▶ Exercise:
Transcribe the whole listing below without changing a word, but leave out every image.

▶ Input for this task:
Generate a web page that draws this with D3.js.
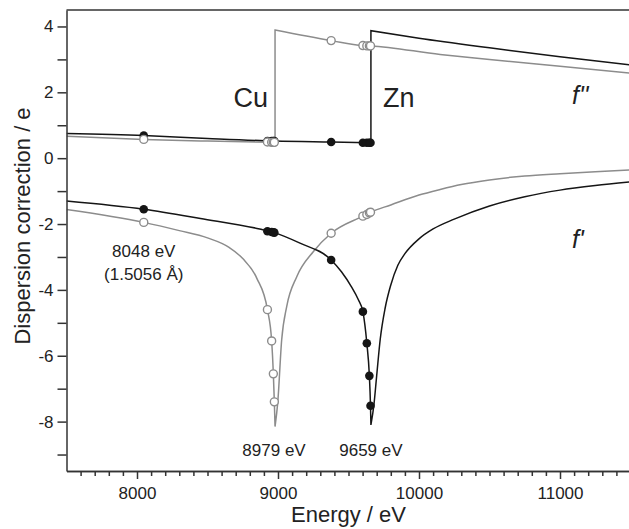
<!DOCTYPE html>
<html>
<head>
<meta charset="utf-8">
<script src="https://cdn.jsdelivr.net/npm/d3@7"></script>
<style>
  body { margin: 0; background: #fff; }
  text { font-family: "Liberation Sans", Arial, sans-serif; fill: #222; }
</style>
</head>
<body>
<div id="chart"></div>
<script>
// measured energies (eV) and the corrections read at them
const markerEnergies = [8048, 8925, 8955, 8967, 8974, 9377, 9602, 9630, 9648, 9656];
const znFpMarks  = [-1.55, -2.22, -2.24, -2.25, -2.26, -3.09, -4.66, -5.62, -6.61, -7.52];
const cuFpMarks  = [-1.95, -4.6, -5.55, -6.55, -7.4, -2.28, -1.76, -1.71, -1.66, -1.64];
const znFppMarks = [0.69, 0.52, 0.52, 0.52, 0.52, 0.49, 0.47, 0.47, 0.47, 0.47];
const cuFppMarks = [0.57, 0.49, 0.48, 0.48, 0.48, 3.57, 3.42, 3.41, 3.41, 3.41];

// f' curves, split at the absorption edge
const cuFpLeft  = [[7500,-1.56],[8048,-1.95],[8300,-2.2],[8500,-2.42],[8650,-2.7],[8750,-3.05],[8850,-3.65],[8925,-4.6],[8955,-5.55],[8967,-6.55],[8974,-7.4],[8979,-8.15]];
const cuFpRight = [[8979,-8.15],[8998,-7.43],[9026,-5.52],[9062,-4.5],[9133,-3.6],[9250,-2.84],[9377,-2.28],[9602,-1.76],[9656,-1.64],[9800,-1.42],[10000,-1.12],[10150,-0.95],[10300,-0.8],[10500,-0.66],[10750,-0.54],[11000,-0.47],[11250,-0.41],[11500,-0.36]];
const znFpLeft  = [[7500,-1.3],[8048,-1.55],[8450,-1.83],[8870,-2.15],[8972,-2.26],[9156,-2.58],[9377,-3.09],[9450,-3.45],[9520,-3.9],[9570,-4.3],[9602,-4.66],[9630,-5.62],[9648,-6.61],[9656,-7.52],[9659,-8.1]];
const znFpRight = [[9659,-8.1],[9680,-7.5],[9700,-6.6],[9725,-5.5],[9760,-4.55],[9800,-3.85],[9850,-3.25],[9900,-2.9],[10000,-2.45],[10100,-2.15],[10250,-1.85],[10500,-1.45],[10750,-1.17],[11000,-0.97],[11250,-0.83],[11500,-0.72]];

// f'' curves, below and above the edge
const cuFppLow  = [[7500,0.67],[8048,0.57],[8500,0.52],[8979,0.48]];
const cuFppHigh = [[8979,3.89],[9377,3.57],[9602,3.42],[9656,3.41],[10150,3.15],[10500,3.0],[11000,2.79],[11500,2.58]];
const znFppLow  = [[7500,0.75],[8048,0.69],[8500,0.6],[8979,0.52],[9377,0.49],[9659,0.47]];
const znFppHigh = [[9659,3.87],[10000,3.64],[10500,3.35],[11000,3.08],[11500,2.83]];

const xMajor = [8000, 9000, 10000, 11000];
const yTicks = d3.range(-9, 5);

const width = 629, height = 529;
const margin = {top: 10, right: -1.5, bottom: 58, left: 66.5};

const svg = d3.select("#chart").append("svg")
    .attr("width", width)
    .attr("height", height);

const x = d3.scaleLinear().domain([7500, 11500]).range([margin.left, width - margin.right]);
const y = d3.scaleLinear().domain([-9.5, 4.5]).range([height - margin.bottom, margin.top]);

svg.append("clipPath").attr("id", "plot")
  .append("rect")
    .attr("x", x(7500)).attr("y", y(4.5))
    .attr("width", x(11500) - x(7500)).attr("height", y(-9.5) - y(4.5));

const line = d3.line().x(d => x(d[0])).y(d => y(d[1])).curve(d3.curveMonotoneX);

// join two branches into one path so the edge is drawn as a straight step
function joined(a, b) {
  return line(a) + line(b).replace(/^M/, "L");
}

const g = svg.append("g").attr("clip-path", "url(#plot)");

const black = "#151515", grey = "#8c8c8c";

[[cuFpLeft, cuFpRight, grey], [cuFppLow, cuFppHigh, grey],
 [znFpLeft, znFpRight, black], [znFppLow, znFppHigh, black]].forEach(s => {
  g.append("path")
    .attr("d", joined(s[0], s[1]))
    .attr("fill", "none")
    .attr("stroke", s[2])
    .attr("stroke-width", 1.5);
});

// filled black markers for Zn, open grey ones for Cu on top
[znFpMarks, znFppMarks].forEach(vals => {
  g.selectAll(null).data(markerEnergies).enter().append("circle")
    .attr("cx", d => x(d))
    .attr("cy", (d, i) => y(vals[i]))
    .attr("r", 4.3)
    .attr("fill", black);
});
[cuFpMarks, cuFppMarks].forEach(vals => {
  g.selectAll(null).data(markerEnergies).enter().append("circle")
    .attr("cx", d => x(d))
    .attr("cy", (d, i) => y(vals[i]))
    .attr("r", 4)
    .attr("fill", "#fff")
    .attr("stroke", grey)
    .attr("stroke-width", 1.4);
});

// axes
const axisColor = "#333";
const yAx = svg.append("g")
    .attr("transform", "translate(" + x(7500) + ",0)")
    .call(d3.axisLeft(y).tickValues(yTicks).tickSize(9).tickSizeOuter(0).tickPadding(4)
      .tickFormat(d => d % 2 === 0 ? String(d) : ""));

const xAx = svg.append("g")
    .attr("transform", "translate(0," + y(-9.5) + ")")
    .call(d3.axisBottom(x).tickValues(xMajor).tickSize(8).tickSizeOuter(0).tickPadding(8)
      .tickFormat(d => String(d)));

const xMinor = svg.append("g")
    .attr("transform", "translate(0," + y(-9.5) + ")")
    .call(d3.axisBottom(x).tickValues(d3.range(7600, 11500, 100).filter(v => v % 1000 !== 0))
      .tickSize(5).tickSizeOuter(0).tickFormat(""));

[yAx, xAx, xMinor].forEach(a => {
  a.selectAll("path, line").attr("stroke", axisColor).attr("stroke-width", 1.5);
  a.selectAll("text").style("font-size", "17px").attr("fill", "#222");
});

// top frame
svg.append("line")
    .attr("x1", x(7500)).attr("x2", x(11500))
    .attr("y1", y(4.5)).attr("y2", y(4.5))
    .attr("stroke", axisColor).attr("stroke-width", 1.5);
svg.append("line")
    .attr("x1", x(11500)).attr("x2", x(11500))
    .attr("y1", y(4.5)).attr("y2", y(-9.5))
    .attr("stroke", axisColor).attr("stroke-width", 1.5);

// axis titles
svg.append("text")
    .attr("x", x(9500)).attr("y", 522)
    .attr("text-anchor", "middle")
    .style("font-size", "22px")
    .text("Energy / eV");

svg.append("text")
    .attr("transform", "translate(30,226) rotate(-90)")
    .attr("text-anchor", "middle")
    .style("font-size", "22px")
    .text("Dispersion correction / e");

// annotations
function label(tx, ty, str, size, anchor, italic) {
  svg.append("text")
    .attr("x", tx).attr("y", ty)
    .attr("text-anchor", anchor || "middle")
    .style("font-size", size + "px")
    .style("font-style", italic ? "italic" : "normal")
    .text(str);
}
label(268, 107, "Cu", 27, "end");
label(383, 107, "Zn", 27, "start");
label(572, 104, "f''", 25, "start", true);
label(572, 248, "f'", 25, "start", true);
label(x(8048), 257, "8048 eV", 17);
label(x(8048), 280, "(1.5056 Å)", 17);
label(x(8979) - 1, 456, "8979 eV", 17);
label(x(9659), 456, "9659 eV", 17);
</script>
</body>
</html>
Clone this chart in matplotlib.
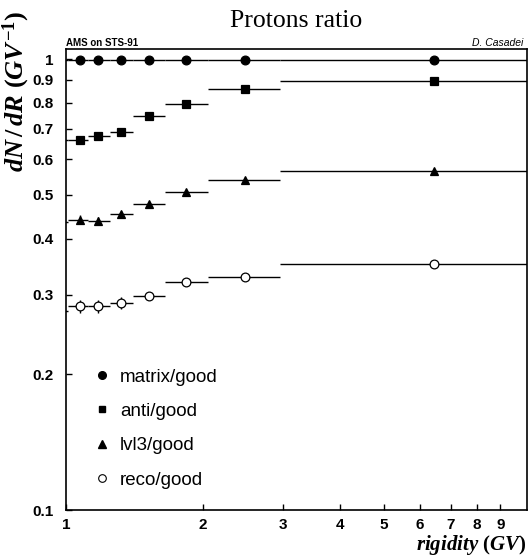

▶ Finished task:
Generate a web page that draws this with D3.js.
<!DOCTYPE html>
<html>
<head>
<meta charset="utf-8">
<script src="https://cdn.jsdelivr.net/npm/d3@7"></script>
<style>
  body { margin: 0; background: #fff; }
  text { font-family: "Liberation Sans", Arial, sans-serif; fill: #222; }
</style>
</head>
<body>
<div id="chart"></div>
<script>
// measured energies (eV) and the corrections read at them
const markerEnergies = [8048, 8925, 8955, 8967, 8974, 9377, 9602, 9630, 9648, 9656];
const znFpMarks  = [-1.55, -2.22, -2.24, -2.25, -2.26, -3.09, -4.66, -5.62, -6.61, -7.52];
const cuFpMarks  = [-1.95, -4.6, -5.55, -6.55, -7.4, -2.28, -1.76, -1.71, -1.66, -1.64];
const znFppMarks = [0.69, 0.52, 0.52, 0.52, 0.52, 0.49, 0.47, 0.47, 0.47, 0.47];
const cuFppMarks = [0.57, 0.49, 0.48, 0.48, 0.48, 3.57, 3.42, 3.41, 3.41, 3.41];

// f' curves, split at the absorption edge
const cuFpLeft  = [[7500,-1.56],[8048,-1.95],[8300,-2.2],[8500,-2.42],[8650,-2.7],[8750,-3.05],[8850,-3.65],[8925,-4.6],[8955,-5.55],[8967,-6.55],[8974,-7.4],[8979,-8.15]];
const cuFpRight = [[8979,-8.15],[8998,-7.43],[9026,-5.52],[9062,-4.5],[9133,-3.6],[9250,-2.84],[9377,-2.28],[9602,-1.76],[9656,-1.64],[9800,-1.42],[10000,-1.12],[10150,-0.95],[10300,-0.8],[10500,-0.66],[10750,-0.54],[11000,-0.47],[11250,-0.41],[11500,-0.36]];
const znFpLeft  = [[7500,-1.3],[8048,-1.55],[8450,-1.83],[8870,-2.15],[8972,-2.26],[9156,-2.58],[9377,-3.09],[9450,-3.45],[9520,-3.9],[9570,-4.3],[9602,-4.66],[9630,-5.62],[9648,-6.61],[9656,-7.52],[9659,-8.1]];
const znFpRight = [[9659,-8.1],[9680,-7.5],[9700,-6.6],[9725,-5.5],[9760,-4.55],[9800,-3.85],[9850,-3.25],[9900,-2.9],[10000,-2.45],[10100,-2.15],[10250,-1.85],[10500,-1.45],[10750,-1.17],[11000,-0.97],[11250,-0.83],[11500,-0.72]];

// f'' curves, below and above the edge
const cuFppLow  = [[7500,0.67],[8048,0.57],[8500,0.52],[8979,0.48]];
const cuFppHigh = [[8979,3.89],[9377,3.57],[9602,3.42],[9656,3.41],[10150,3.15],[10500,3.0],[11000,2.79],[11500,2.58]];
const znFppLow  = [[7500,0.75],[8048,0.69],[8500,0.6],[8979,0.52],[9377,0.49],[9659,0.47]];
const znFppHigh = [[9659,3.87],[10000,3.64],[10500,3.35],[11000,3.08],[11500,2.83]];

const xMajor = [8000, 9000, 10000, 11000];
const yTicks = d3.range(-9, 5);

const width = 629, height = 529;
const margin = {top: 10, right: -1.5, bottom: 58, left: 66.5};

const svg = d3.select("#chart").append("svg")
    .attr("width", width)
    .attr("height", height);

const x = d3.scaleLinear().domain([7500, 11500]).range([margin.left, width - margin.right]);
const y = d3.scaleLinear().domain([-9.5, 4.5]).range([height - margin.bottom, margin.top]);

svg.append("clipPath").attr("id", "plot")
  .append("rect")
    .attr("x", x(7500)).attr("y", y(4.5))
    .attr("width", x(11500) - x(7500)).attr("height", y(-9.5) - y(4.5));

const line = d3.line().x(d => x(d[0])).y(d => y(d[1])).curve(d3.curveMonotoneX);

// join two branches into one path so the edge is drawn as a straight step
function joined(a, b) {
  return line(a) + line(b).replace(/^M/, "L");
}

const g = svg.append("g").attr("clip-path", "url(#plot)");

const black = "#151515", grey = "#8c8c8c";

[[cuFpLeft, cuFpRight, grey], [cuFppLow, cuFppHigh, grey],
 [znFpLeft, znFpRight, black], [znFppLow, znFppHigh, black]].forEach(s => {
  g.append("path")
    .attr("d", joined(s[0], s[1]))
    .attr("fill", "none")
    .attr("stroke", s[2])
    .attr("stroke-width", 1.5);
});

// filled black markers for Zn, open grey ones for Cu on top
[znFpMarks, znFppMarks].forEach(vals => {
  g.selectAll(null).data(markerEnergies).enter().append("circle")
    .attr("cx", d => x(d))
    .attr("cy", (d, i) => y(vals[i]))
    .attr("r", 4.3)
    .attr("fill", black);
});
[cuFpMarks, cuFppMarks].forEach(vals => {
  g.selectAll(null).data(markerEnergies).enter().append("circle")
    .attr("cx", d => x(d))
    .attr("cy", (d, i) => y(vals[i]))
    .attr("r", 4)
    .attr("fill", "#fff")
    .attr("stroke", grey)
    .attr("stroke-width", 1.4);
});

// axes
const axisColor = "#333";
const yAx = svg.append("g")
    .attr("transform", "translate(" + x(7500) + ",0)")
    .call(d3.axisLeft(y).tickValues(yTicks).tickSize(9).tickSizeOuter(0).tickPadding(4)
      .tickFormat(d => d % 2 === 0 ? String(d) : ""));

const xAx = svg.append("g")
    .attr("transform", "translate(0," + y(-9.5) + ")")
    .call(d3.axisBottom(x).tickValues(xMajor).tickSize(8).tickSizeOuter(0).tickPadding(8)
      .tickFormat(d => String(d)));

const xMinor = svg.append("g")
    .attr("transform", "translate(0," + y(-9.5) + ")")
    .call(d3.axisBottom(x).tickValues(d3.range(7600, 11500, 100).filter(v => v % 1000 !== 0))
      .tickSize(5).tickSizeOuter(0).tickFormat(""));

[yAx, xAx, xMinor].forEach(a => {
  a.selectAll("path, line").attr("stroke", axisColor).attr("stroke-width", 1.5);
  a.selectAll("text").style("font-size", "17px").attr("fill", "#222");
});

// top frame
svg.append("line")
    .attr("x1", x(7500)).attr("x2", x(11500))
    .attr("y1", y(4.5)).attr("y2", y(4.5))
    .attr("stroke", axisColor).attr("stroke-width", 1.5);
svg.append("line")
    .attr("x1", x(11500)).attr("x2", x(11500))
    .attr("y1", y(4.5)).attr("y2", y(-9.5))
    .attr("stroke", axisColor).attr("stroke-width", 1.5);

// axis titles
svg.append("text")
    .attr("x", x(9500)).attr("y", 522)
    .attr("text-anchor", "middle")
    .style("font-size", "22px")
    .text("Energy / eV");

svg.append("text")
    .attr("transform", "translate(30,226) rotate(-90)")
    .attr("text-anchor", "middle")
    .style("font-size", "22px")
    .text("Dispersion correction / e");

// annotations
function label(tx, ty, str, size, anchor, italic) {
  svg.append("text")
    .attr("x", tx).attr("y", ty)
    .attr("text-anchor", anchor || "middle")
    .style("font-size", size + "px")
    .style("font-style", italic ? "italic" : "normal")
    .text(str);
}
label(268, 107, "Cu", 27, "end");
label(383, 107, "Zn", 27, "start");
label(572, 104, "f''", 25, "start", true);
label(572, 248, "f'", 25, "start", true);
label(x(8048), 257, "8048 eV", 17);
label(x(8048), 280, "(1.5056 Å)", 17);
label(x(8979) - 1, 456, "8979 eV", 17);
label(x(9659), 456, "9659 eV", 17);
</script>
</body>
</html>
Clone this chart in matplotlib.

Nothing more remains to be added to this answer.